(Items from a data source)
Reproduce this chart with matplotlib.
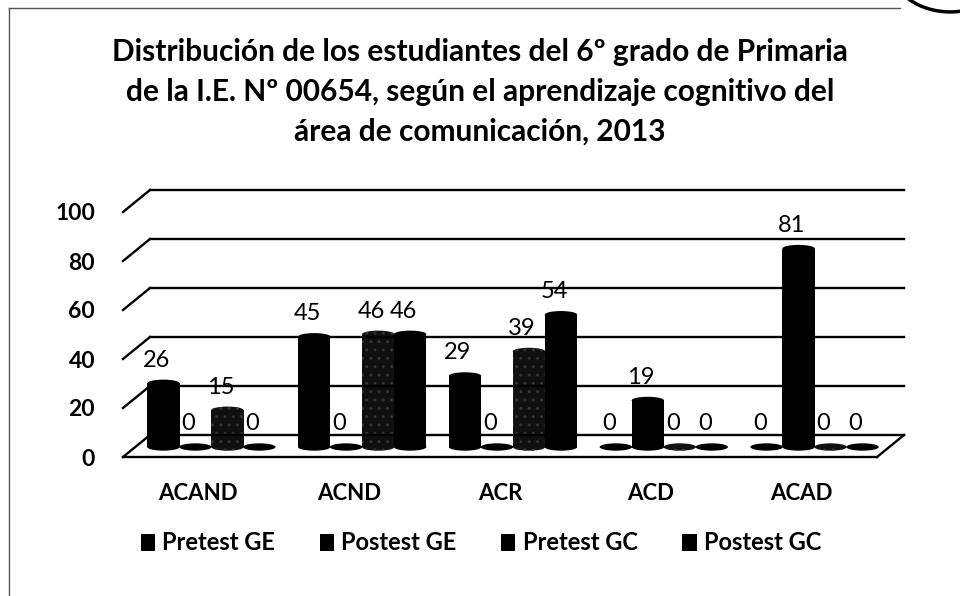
import matplotlib
matplotlib.use("Agg")
import matplotlib.pyplot as plt
import matplotlib.transforms as mtransforms
from matplotlib.patches import Rectangle, Ellipse, Arc
from matplotlib.lines import Line2D

plt.rcParams['font.family'] = ['Lato', 'DejaVu Sans']

categories = ['ACAND', 'ACND', 'ACR', 'ACD', 'ACAD']
series = ['Pretest GE', 'Postest GE', 'Pretest GC', 'Postest GC']
pretest_ge = [26, 45, 29, 0, 0]
postest_ge = [0, 0, 0, 19, 81]
pretest_gc = [15, 46, 39, 0, 0]
postest_gc = [0, 46, 54, 0, 0]
yticks = [0, 20, 40, 60, 80, 100]

title = ('Distribución de los estudiantes del 6º grado de Primaria\n'
         'de la I.E. Nº 00654, según el aprendizaje cognitivo del\n'
         'área de comunicación, 2013')

fig = plt.figure(figsize=(9.6, 5.96), dpi=100)
ax = fig.add_axes([123/960, 139/596, 754/960, 245/596])
ax.set_xlim(-0.5, 4.5)
ax.set_ylim(0, 100)
for s in ax.spines.values():
    s.set_visible(False)
ax.set_xticks(range(5))
ax.set_xticklabels(categories, fontsize=16, fontweight='bold')
ax.set_yticks(yticks)
ax.set_yticklabels([str(t) for t in yticks], fontsize=16.5, fontweight='bold')
ax.tick_params(length=0)
ax.tick_params(axis='x', pad=19)
ax.tick_params(axis='y', pad=20)

# depth offsets (pixels) for the fake 3d look
back = ax.transData + mtransforms.ScaledTranslation(0.27, 0.22, fig.dpi_scale_trans)
mid = ax.transData + mtransforms.ScaledTranslation(0.13, 0.10, fig.dpi_scale_trans)

lw = 1.7
for t in yticks:
    # diagonal from the front left edge to the wall
    p0 = ax.transData.transform((-0.5, t))
    p1 = back.transform((-0.5, t))
    ax.add_artist(Line2D([p0[0], p1[0]], [p0[1], p1[1]], transform=None,
                         color='black', lw=lw, clip_on=False))
    ax.plot([-0.5, 4.5], [t, t], transform=back, color='black', lw=lw, clip_on=False)

# floor
p0 = ax.transData.transform((4.5, 0))
p1 = back.transform((4.5, 0))
ax.add_artist(Line2D([p0[0], p1[0]], [p0[1], p1[1]], transform=None,
                     color='black', lw=lw, clip_on=False))
ax.plot([-0.5, 4.5], [0, 0], color='black', lw=lw, clip_on=False)

w = 0.215
cap = 3.0
data = [pretest_ge, postest_ge, pretest_gc, postest_gc]
for j, vals in enumerate(data):
    off = (j - 1.5) * 0.212
    for i, v in enumerate(vals):
        x = i + off
        if j == 2:
            kw = dict(facecolor='#101010', edgecolor='#333333', hatch='..', linewidth=0)
        else:
            kw = dict(facecolor='black', edgecolor='black', linewidth=0)
        if v > 0:
            ax.add_patch(Rectangle((x - w/2, 0), w, v, transform=mid, clip_on=False, **kw))
            ax.add_patch(Ellipse((x, v), w, cap, transform=mid, clip_on=False, **kw))
        ax.add_patch(Ellipse((x, 0), w, cap, transform=mid, clip_on=False, **kw))
        ax.annotate(str(v), xy=(x, v), xytext=(6, 33), textcoords='offset pixels',
                    ha='center', va='center', fontsize=17, color='black')

fig.text(0.5, 1 - 92/596, title, ha='center', va='center', fontsize=21.5,
         fontweight='bold', linespacing=1.5)

handles = [Rectangle((0, 0), 1, 1, facecolor='black') for _ in series]
fig.legend(handles, series, loc='center', bbox_to_anchor=(0.501, 1 - 543/596),
           ncol=4, frameon=False, prop={'size': 17, 'weight': 'bold'},
           handlelength=0.6, handleheight=0.7, handletextpad=0.3, columnspacing=1.9)

# chart border and the stamp corner
fig.add_artist(Line2D([9/960, 9/960], [0, 1 - 8/596], transform=fig.transFigure,
                      color='#555555', lw=1))
fig.add_artist(Line2D([9/960, 900/960], [1 - 8/596, 1 - 8/596], transform=fig.transFigure,
                      color='#555555', lw=1))
fig.add_artist(Arc((0.99, 1.05), 0.12, 0.14, theta1=180, theta2=360,
                   transform=fig.transFigure, color='black', lw=2.5))

fig.savefig('out.png', dpi=100)
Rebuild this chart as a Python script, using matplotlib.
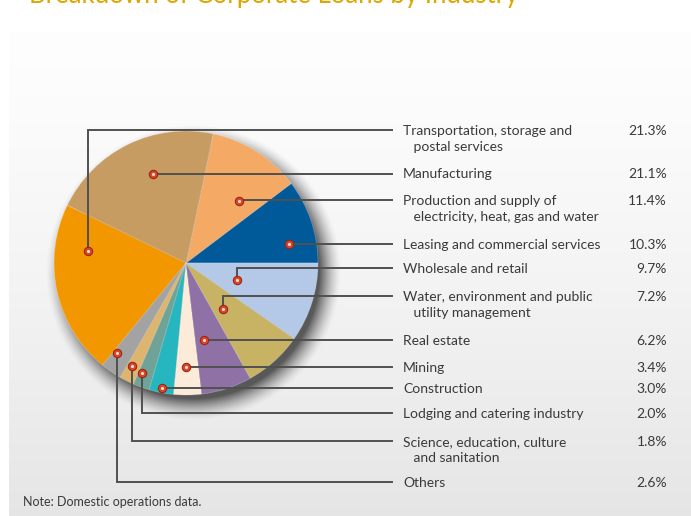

_Task_
Quote all the lines above exactly as given. Do not include the pictures.

_Reply to the task_
Reproduce this chart with matplotlib.
import matplotlib
matplotlib.use("Agg")
import matplotlib.pyplot as plt
import matplotlib.transforms as mtransforms
from matplotlib.patches import Rectangle, Ellipse, Arc
from matplotlib.lines import Line2D

plt.rcParams['font.family'] = ['Lato', 'DejaVu Sans']

categories = ['ACAND', 'ACND', 'ACR', 'ACD', 'ACAD']
series = ['Pretest GE', 'Postest GE', 'Pretest GC', 'Postest GC']
pretest_ge = [26, 45, 29, 0, 0]
postest_ge = [0, 0, 0, 19, 81]
pretest_gc = [15, 46, 39, 0, 0]
postest_gc = [0, 46, 54, 0, 0]
yticks = [0, 20, 40, 60, 80, 100]

title = ('Distribución de los estudiantes del 6º grado de Primaria\n'
         'de la I.E. Nº 00654, según el aprendizaje cognitivo del\n'
         'área de comunicación, 2013')

fig = plt.figure(figsize=(9.6, 5.96), dpi=100)
ax = fig.add_axes([123/960, 139/596, 754/960, 245/596])
ax.set_xlim(-0.5, 4.5)
ax.set_ylim(0, 100)
for s in ax.spines.values():
    s.set_visible(False)
ax.set_xticks(range(5))
ax.set_xticklabels(categories, fontsize=16, fontweight='bold')
ax.set_yticks(yticks)
ax.set_yticklabels([str(t) for t in yticks], fontsize=16.5, fontweight='bold')
ax.tick_params(length=0)
ax.tick_params(axis='x', pad=19)
ax.tick_params(axis='y', pad=20)

# depth offsets (pixels) for the fake 3d look
back = ax.transData + mtransforms.ScaledTranslation(0.27, 0.22, fig.dpi_scale_trans)
mid = ax.transData + mtransforms.ScaledTranslation(0.13, 0.10, fig.dpi_scale_trans)

lw = 1.7
for t in yticks:
    # diagonal from the front left edge to the wall
    p0 = ax.transData.transform((-0.5, t))
    p1 = back.transform((-0.5, t))
    ax.add_artist(Line2D([p0[0], p1[0]], [p0[1], p1[1]], transform=None,
                         color='black', lw=lw, clip_on=False))
    ax.plot([-0.5, 4.5], [t, t], transform=back, color='black', lw=lw, clip_on=False)

# floor
p0 = ax.transData.transform((4.5, 0))
p1 = back.transform((4.5, 0))
ax.add_artist(Line2D([p0[0], p1[0]], [p0[1], p1[1]], transform=None,
                     color='black', lw=lw, clip_on=False))
ax.plot([-0.5, 4.5], [0, 0], color='black', lw=lw, clip_on=False)

w = 0.215
cap = 3.0
data = [pretest_ge, postest_ge, pretest_gc, postest_gc]
for j, vals in enumerate(data):
    off = (j - 1.5) * 0.212
    for i, v in enumerate(vals):
        x = i + off
        if j == 2:
            kw = dict(facecolor='#101010', edgecolor='#333333', hatch='..', linewidth=0)
        else:
            kw = dict(facecolor='black', edgecolor='black', linewidth=0)
        if v > 0:
            ax.add_patch(Rectangle((x - w/2, 0), w, v, transform=mid, clip_on=False, **kw))
            ax.add_patch(Ellipse((x, v), w, cap, transform=mid, clip_on=False, **kw))
        ax.add_patch(Ellipse((x, 0), w, cap, transform=mid, clip_on=False, **kw))
        ax.annotate(str(v), xy=(x, v), xytext=(6, 33), textcoords='offset pixels',
                    ha='center', va='center', fontsize=17, color='black')

fig.text(0.5, 1 - 92/596, title, ha='center', va='center', fontsize=21.5,
         fontweight='bold', linespacing=1.5)

handles = [Rectangle((0, 0), 1, 1, facecolor='black') for _ in series]
fig.legend(handles, series, loc='center', bbox_to_anchor=(0.501, 1 - 543/596),
           ncol=4, frameon=False, prop={'size': 17, 'weight': 'bold'},
           handlelength=0.6, handleheight=0.7, handletextpad=0.3, columnspacing=1.9)

# chart border and the stamp corner
fig.add_artist(Line2D([9/960, 9/960], [0, 1 - 8/596], transform=fig.transFigure,
                      color='#555555', lw=1))
fig.add_artist(Line2D([9/960, 900/960], [1 - 8/596, 1 - 8/596], transform=fig.transFigure,
                      color='#555555', lw=1))
fig.add_artist(Arc((0.99, 1.05), 0.12, 0.14, theta1=180, theta2=360,
                   transform=fig.transFigure, color='black', lw=2.5))

fig.savefig('out.png', dpi=100)
Rebuild this chart as a Python script, using matplotlib.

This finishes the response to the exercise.